• [What this task involves]: In the copy, keep every record exact and leave out all images.

BEGIN

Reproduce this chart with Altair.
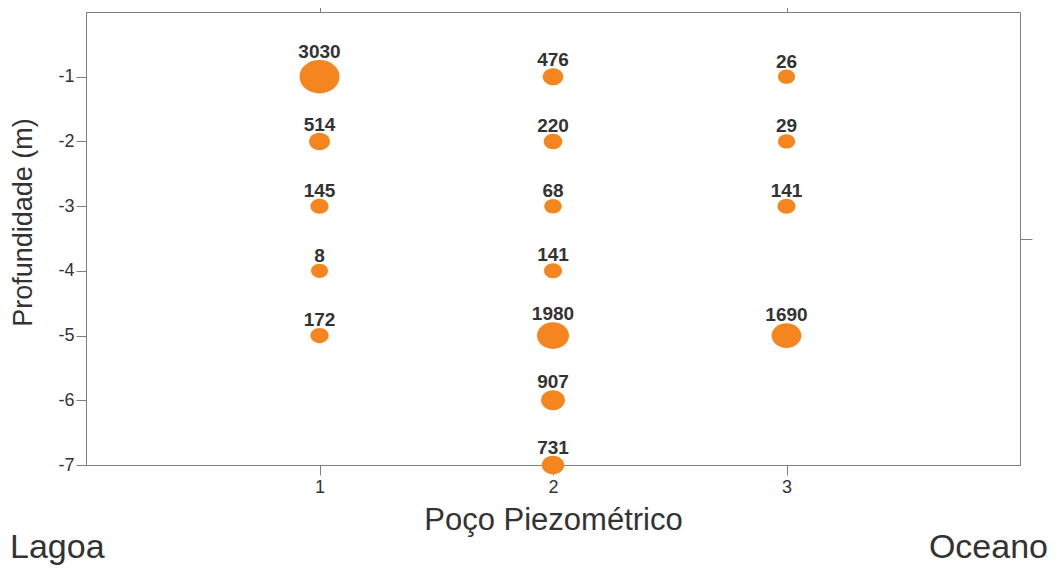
import altair as alt
import pandas as pd

# Data
poco = [1, 1, 1, 1, 1, 2, 2, 2, 2, 2, 2, 2, 3, 3, 3, 3]
profundidade = [-1, -2, -3, -4, -5, -1, -2, -3, -4, -5, -6, -7, -1, -2, -3, -5]
valor = [3030, 514, 145, 8, 172, 476, 220, 68, 141, 1980, 907, 731, 26, 29, 141, 1690]

x_ticks = [1, 2, 3]
y_ticks = [-1, -2, -3, -4, -5, -6, -7]

W, H = 934, 453
ORANGE = "#F5861F"
GRAY = "#7f7f7f"
TEXT = "#333333"
FONT = "Liberation Sans"
ELLIPSE = "M -1 0 A 1 0.833 0 1 0 1 0 A 1 0.833 0 1 0 -1 0 Z"

df = pd.DataFrame({"poco": poco, "prof": profundidade, "valor": valor})

x_scale = alt.Scale(domain=[0, 4], nice=False, zero=False)
y_scale = alt.Scale(domain=[-7, 0], nice=False, zero=False)

base = alt.Chart(df).transform_calculate(
    w="16.9 + 0.00763 * datum.valor",
    sz="datum.w * datum.w",
    ly=f"datum.prof + (datum.w / 2.4 + 2) * 7 / {H}",
)

points = base.mark_point(
    shape=ELLIPSE, filled=True, color=ORANGE, opacity=1, strokeWidth=0
).encode(
    x=alt.X("poco:Q", scale=x_scale,
            axis=alt.Axis(values=x_ticks, title="Poço Piezométrico", format="d",
                          labelFontSize=18, tickSize=10, labelPadding=3,
                          titleFontSize=31, titleFontWeight="normal", titlePadding=9,
                          grid=False)),
    y=alt.Y("prof:Q", scale=y_scale,
            axis=alt.Axis(values=y_ticks, title="Profundidade (m)",
                          labelExpr="'-' + abs(datum.value)",
                          labelFontSize=18, tickSize=10, labelPadding=2,
                          titleFontSize=27, titleFontWeight="normal",
                          titleX=-49, titleY=210, grid=False)),
    size=alt.Size("sz:Q", scale=None, legend=None),
)

labels = base.mark_text(
    baseline="alphabetic", align="center", font=FONT, fontSize=19,
    fontWeight="bold", color=TEXT
).encode(
    x=alt.X("poco:Q", scale=x_scale,
            axis=alt.Axis(orient="top", values=[1, 3], labels=False, title=None,
                          domain=False, tickSize=10, grid=False)),
    y=alt.Y("ly:Q", scale=y_scale,
            axis=alt.Axis(orient="right", values=[-3.5], labels=False, title=None,
                          domain=False, tickSize=12, grid=False)),
    text=alt.Text("valor:Q", format="d"),
)

lagoa = alt.Chart(pd.DataFrame({"t": ["Lagoa"]})).mark_text(
    align="left", baseline="alphabetic", font=FONT, fontSize=34, color=TEXT
).encode(x=alt.value(-76), y=alt.value(546), text="t:N")

oceano = alt.Chart(pd.DataFrame({"t": ["Oceano"]})).mark_text(
    align="right", baseline="alphabetic", font=FONT, fontSize=34, color=TEXT
).encode(x=alt.value(962), y=alt.value(546), text="t:N")

chart = alt.layer(points, labels, lagoa, oceano).resolve_axis(
    x="independent", y="independent"
).properties(
    width=W, height=H,
    autosize=alt.AutoSizeParams(type="none"),
    padding={"left": 78, "top": 4, "right": 30, "bottom": 104},
).configure_view(
    stroke=GRAY, strokeWidth=1
).configure_axis(
    domainColor=GRAY, tickColor=GRAY, labelColor=TEXT, titleColor=TEXT,
    labelFont=FONT, titleFont=FONT, domainWidth=1, tickWidth=1
)

chart.save("out.html", embed_options={"renderer": "svg", "actions": False})
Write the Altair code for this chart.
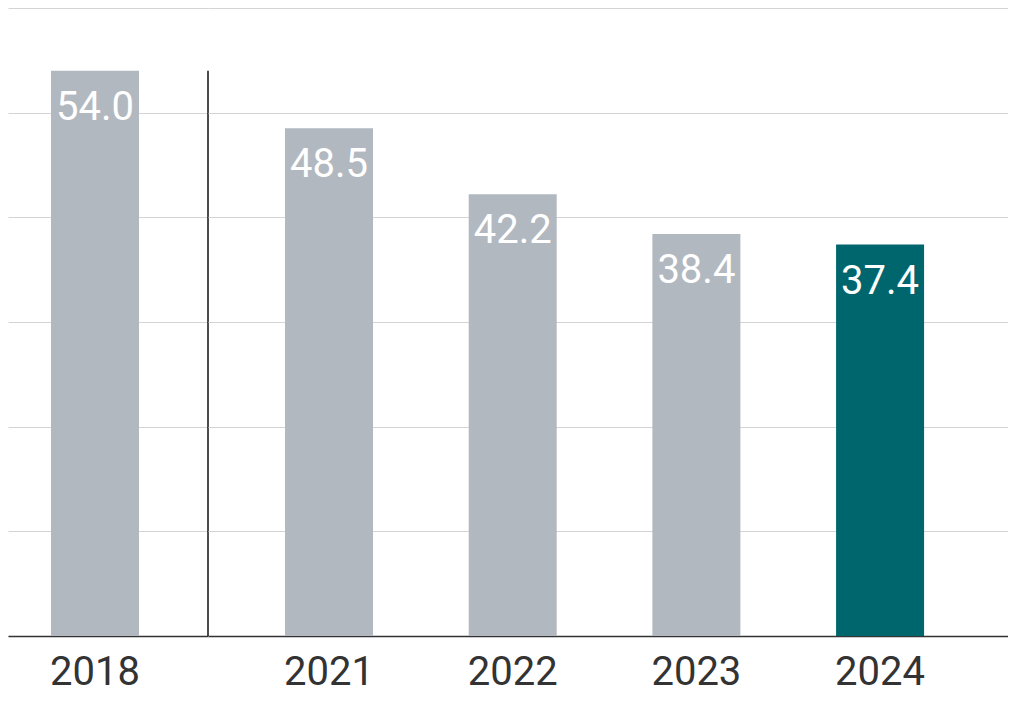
import altair as alt
import pandas as pd

years = ["2018", "2021", "2022", "2023", "2024"]
values = [54.0, 48.5, 42.2, 38.4, 37.4]
highlight_year = "2024"

GRAY = "#b2b8c0"
TEAL = "#00666e"
FONT = "Roboto"

df = pd.DataFrame({"year": years, "value": values})

y_enc = alt.Y(
    "value:Q",
    scale=alt.Scale(domain=[0, 60], nice=False),
    axis=alt.Axis(
        grid=True, gridColor="#d4d4d4", gridWidth=1,
        labels=False, ticks=False, domain=False, title=None,
        values=list(range(0, 61, 10)), minExtent=0, maxExtent=0,
    ),
)

x_axis = alt.Axis(
    title=None, ticks=False, domain=True, domainColor="#333333", domainWidth=1.5,
    labelFont=FONT, labelFontSize=40, labelColor="#333333", labelAngle=0,
    labelBaseline="alphabetic", labelPadding=48,
)

color_cond = alt.condition(
    alt.datum.year == highlight_year, alt.value(TEAL), alt.value(GRAY)
)

H = 628


def panel(sel_years, pad_outer, align):
    base = alt.Chart(df).transform_filter(
        alt.FieldOneOfPredicate(field="year", oneOf=sel_years)
    )
    x_enc = alt.X(
        "year:N", sort=years, axis=x_axis,
        scale=alt.Scale(paddingInner=0, paddingOuter=pad_outer, align=align),
    )
    bars = base.mark_bar(width=88).encode(x=x_enc, y=y_enc, color=color_cond)
    labels = base.mark_text(
        color="white", font=FONT, fontSize=40, baseline="alphabetic", dy=49
    ).encode(x=x_enc, y="value:Q", text=alt.Text("value:Q", format=".1f"))
    return bars, labels, base


lb, ll, lbase = panel(["2018"], 0.1, 0.11)
sep = lbase.mark_rule(color="#111111", strokeWidth=1.5).encode(
    x=alt.value(200), y="value:Q", y2=alt.datum(0)
)
left = alt.layer(lb, ll, sep).properties(width=200, height=H)

rb, rl, _ = panel(["2021", "2022", "2023", "2024"], 0.1776, 0.447)
right = alt.layer(rb, rl).properties(width=800, height=H)

chart = (
    alt.hconcat(left, right, spacing=0, bounds="flush")
    .properties(padding={"left": 0, "top": 0, "right": 0, "bottom": 4})
    .configure_view(stroke=None)
)

chart.save("out.html", embed_options={"renderer": "svg", "actions": False})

END

• [Exercise response]:
Reproduce this chart with Altair.
import altair as alt
import pandas as pd

# Data
poco = [1, 1, 1, 1, 1, 2, 2, 2, 2, 2, 2, 2, 3, 3, 3, 3]
profundidade = [-1, -2, -3, -4, -5, -1, -2, -3, -4, -5, -6, -7, -1, -2, -3, -5]
valor = [3030, 514, 145, 8, 172, 476, 220, 68, 141, 1980, 907, 731, 26, 29, 141, 1690]

x_ticks = [1, 2, 3]
y_ticks = [-1, -2, -3, -4, -5, -6, -7]

W, H = 934, 453
ORANGE = "#F5861F"
GRAY = "#7f7f7f"
TEXT = "#333333"
FONT = "Liberation Sans"
ELLIPSE = "M -1 0 A 1 0.833 0 1 0 1 0 A 1 0.833 0 1 0 -1 0 Z"

df = pd.DataFrame({"poco": poco, "prof": profundidade, "valor": valor})

x_scale = alt.Scale(domain=[0, 4], nice=False, zero=False)
y_scale = alt.Scale(domain=[-7, 0], nice=False, zero=False)

base = alt.Chart(df).transform_calculate(
    w="16.9 + 0.00763 * datum.valor",
    sz="datum.w * datum.w",
    ly=f"datum.prof + (datum.w / 2.4 + 2) * 7 / {H}",
)

points = base.mark_point(
    shape=ELLIPSE, filled=True, color=ORANGE, opacity=1, strokeWidth=0
).encode(
    x=alt.X("poco:Q", scale=x_scale,
            axis=alt.Axis(values=x_ticks, title="Poço Piezométrico", format="d",
                          labelFontSize=18, tickSize=10, labelPadding=3,
                          titleFontSize=31, titleFontWeight="normal", titlePadding=9,
                          grid=False)),
    y=alt.Y("prof:Q", scale=y_scale,
            axis=alt.Axis(values=y_ticks, title="Profundidade (m)",
                          labelExpr="'-' + abs(datum.value)",
                          labelFontSize=18, tickSize=10, labelPadding=2,
                          titleFontSize=27, titleFontWeight="normal",
                          titleX=-49, titleY=210, grid=False)),
    size=alt.Size("sz:Q", scale=None, legend=None),
)

labels = base.mark_text(
    baseline="alphabetic", align="center", font=FONT, fontSize=19,
    fontWeight="bold", color=TEXT
).encode(
    x=alt.X("poco:Q", scale=x_scale,
            axis=alt.Axis(orient="top", values=[1, 3], labels=False, title=None,
                          domain=False, tickSize=10, grid=False)),
    y=alt.Y("ly:Q", scale=y_scale,
            axis=alt.Axis(orient="right", values=[-3.5], labels=False, title=None,
                          domain=False, tickSize=12, grid=False)),
    text=alt.Text("valor:Q", format="d"),
)

lagoa = alt.Chart(pd.DataFrame({"t": ["Lagoa"]})).mark_text(
    align="left", baseline="alphabetic", font=FONT, fontSize=34, color=TEXT
).encode(x=alt.value(-76), y=alt.value(546), text="t:N")

oceano = alt.Chart(pd.DataFrame({"t": ["Oceano"]})).mark_text(
    align="right", baseline="alphabetic", font=FONT, fontSize=34, color=TEXT
).encode(x=alt.value(962), y=alt.value(546), text="t:N")

chart = alt.layer(points, labels, lagoa, oceano).resolve_axis(
    x="independent", y="independent"
).properties(
    width=W, height=H,
    autosize=alt.AutoSizeParams(type="none"),
    padding={"left": 78, "top": 4, "right": 30, "bottom": 104},
).configure_view(
    stroke=GRAY, strokeWidth=1
).configure_axis(
    domainColor=GRAY, tickColor=GRAY, labelColor=TEXT, titleColor=TEXT,
    labelFont=FONT, titleFont=FONT, domainWidth=1, tickWidth=1
)

chart.save("out.html", embed_options={"renderer": "svg", "actions": False})
Write the Altair code for this chart.
import altair as alt
import pandas as pd

years = ["2018", "2021", "2022", "2023", "2024"]
values = [54.0, 48.5, 42.2, 38.4, 37.4]
highlight_year = "2024"

GRAY = "#b2b8c0"
TEAL = "#00666e"
FONT = "Roboto"

df = pd.DataFrame({"year": years, "value": values})

y_enc = alt.Y(
    "value:Q",
    scale=alt.Scale(domain=[0, 60], nice=False),
    axis=alt.Axis(
        grid=True, gridColor="#d4d4d4", gridWidth=1,
        labels=False, ticks=False, domain=False, title=None,
        values=list(range(0, 61, 10)), minExtent=0, maxExtent=0,
    ),
)

x_axis = alt.Axis(
    title=None, ticks=False, domain=True, domainColor="#333333", domainWidth=1.5,
    labelFont=FONT, labelFontSize=40, labelColor="#333333", labelAngle=0,
    labelBaseline="alphabetic", labelPadding=48,
)

color_cond = alt.condition(
    alt.datum.year == highlight_year, alt.value(TEAL), alt.value(GRAY)
)

H = 628


def panel(sel_years, pad_outer, align):
    base = alt.Chart(df).transform_filter(
        alt.FieldOneOfPredicate(field="year", oneOf=sel_years)
    )
    x_enc = alt.X(
        "year:N", sort=years, axis=x_axis,
        scale=alt.Scale(paddingInner=0, paddingOuter=pad_outer, align=align),
    )
    bars = base.mark_bar(width=88).encode(x=x_enc, y=y_enc, color=color_cond)
    labels = base.mark_text(
        color="white", font=FONT, fontSize=40, baseline="alphabetic", dy=49
    ).encode(x=x_enc, y="value:Q", text=alt.Text("value:Q", format=".1f"))
    return bars, labels, base


lb, ll, lbase = panel(["2018"], 0.1, 0.11)
sep = lbase.mark_rule(color="#111111", strokeWidth=1.5).encode(
    x=alt.value(200), y="value:Q", y2=alt.datum(0)
)
left = alt.layer(lb, ll, sep).properties(width=200, height=H)

rb, rl, _ = panel(["2021", "2022", "2023", "2024"], 0.1776, 0.447)
right = alt.layer(rb, rl).properties(width=800, height=H)

chart = (
    alt.hconcat(left, right, spacing=0, bounds="flush")
    .properties(padding={"left": 0, "top": 0, "right": 0, "bottom": 4})
    .configure_view(stroke=None)
)

chart.save("out.html", embed_options={"renderer": "svg", "actions": False})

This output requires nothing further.